While holding product-related events at the point of sale is fitting for myopic sales-driven initiatives, some brands thrive on being associated with The Big Event. These brands are often media companies that are trying to cultivate, or preserve, a certain image, and, not surprisingly, often media companies seeking to manifest in reality what they produce in their given mediums. One company that has honed the art of The Big Event is Batanga, whether, it is on the veranda at the Royal Palm in South Beach or at the ballroom in the Beverly Hilton. The music-driven social network throws music-driven events and concerts, and even has a dedicated event division—Batanga Live—that produces concerts aimed at the Latino youth demographic, offering advertisers access to this audience through sponsorship opportunities.
“Batanga produces events both in support of our own brand but also to help our clients deliver on objectives,” says marketing director Rick Marroquin. With our events, consumers have a tangible live connection to the Batanga brand. Events help Batanga have a presence in the life of the consumer.” Marroquin says that Batanga's events also show their knowledge of what their consumers want. Recently, he says, Cafe Tacvba had just released Sino, their six time 2008 Grammy nominated album, when the company committed to taking them out on tour. “It not only shows our knowledge of the Latin music environment, but their success on tour reinforces how well we understand our consumer as well,” notes Marroquin. Ocean Drive Español (40,000, Spanish, Monthly) the luxury publication targeting South Florida’s well-heeled Hispanics, also uses high-profile events as a vehicle to drive branding efforts. The publication regularly throws events at Miami’s hottest restaurants and bars, and recently teamed up with Heineken music series to present the Grammy nominated CABAS private concert. Speaking to how the magazine is coping with Miami’s increasingly diverse Latin population, associate publisher Tatiana Angel commented, “Ocean Drive Español has been able to successfully grasp the Latin luxury lifestyle markets and its readers with a very upscale and sophisticated content ands will continue to build upon and make the necessary adjustments and continue to expand its reach capabilities to keep up with the changing times.”

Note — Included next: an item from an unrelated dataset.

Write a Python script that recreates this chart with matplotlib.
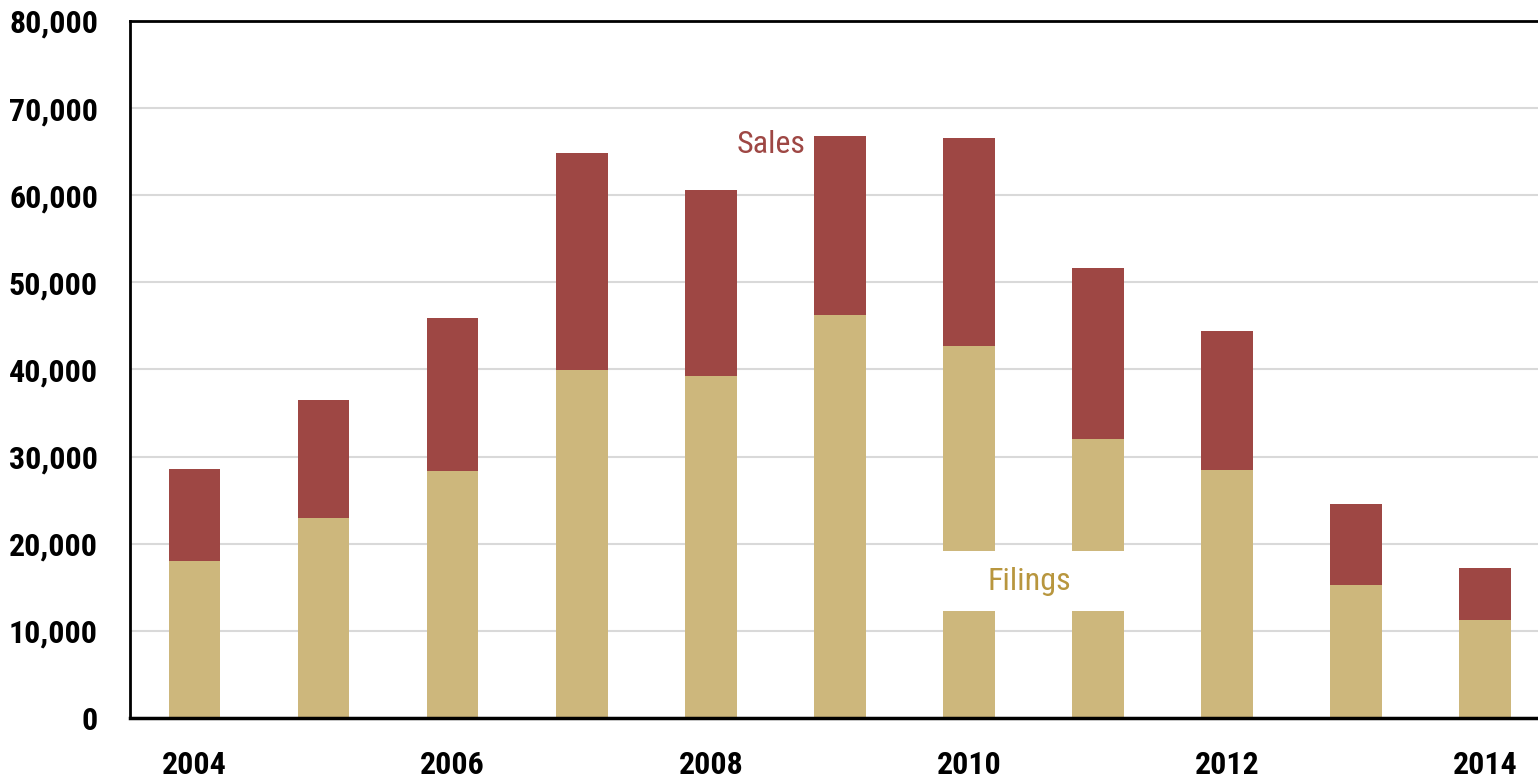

Given the different purposes served by micro-targeted events vs. large festivals and point-of-sale displays versus mass-exposure billboards, perhaps it is not a question of one approach replacing another, but rather a matter of broadening the range of approaches to advancing the brand as a whole. While micro-events are great for driving sales and creating direct connections with consumers, the more mainstream festivals and large displays are more fitting for branding purposes, promoting certain notions and associations on a broader scale. An interesting trend to note is the way in which out-of-home and experiential marketing are bleeding into one another, and sometimes inhabiting the same venues, as in the instances of out-of-home display and events moving into everyday consumer venues such as barbershops and laundromats.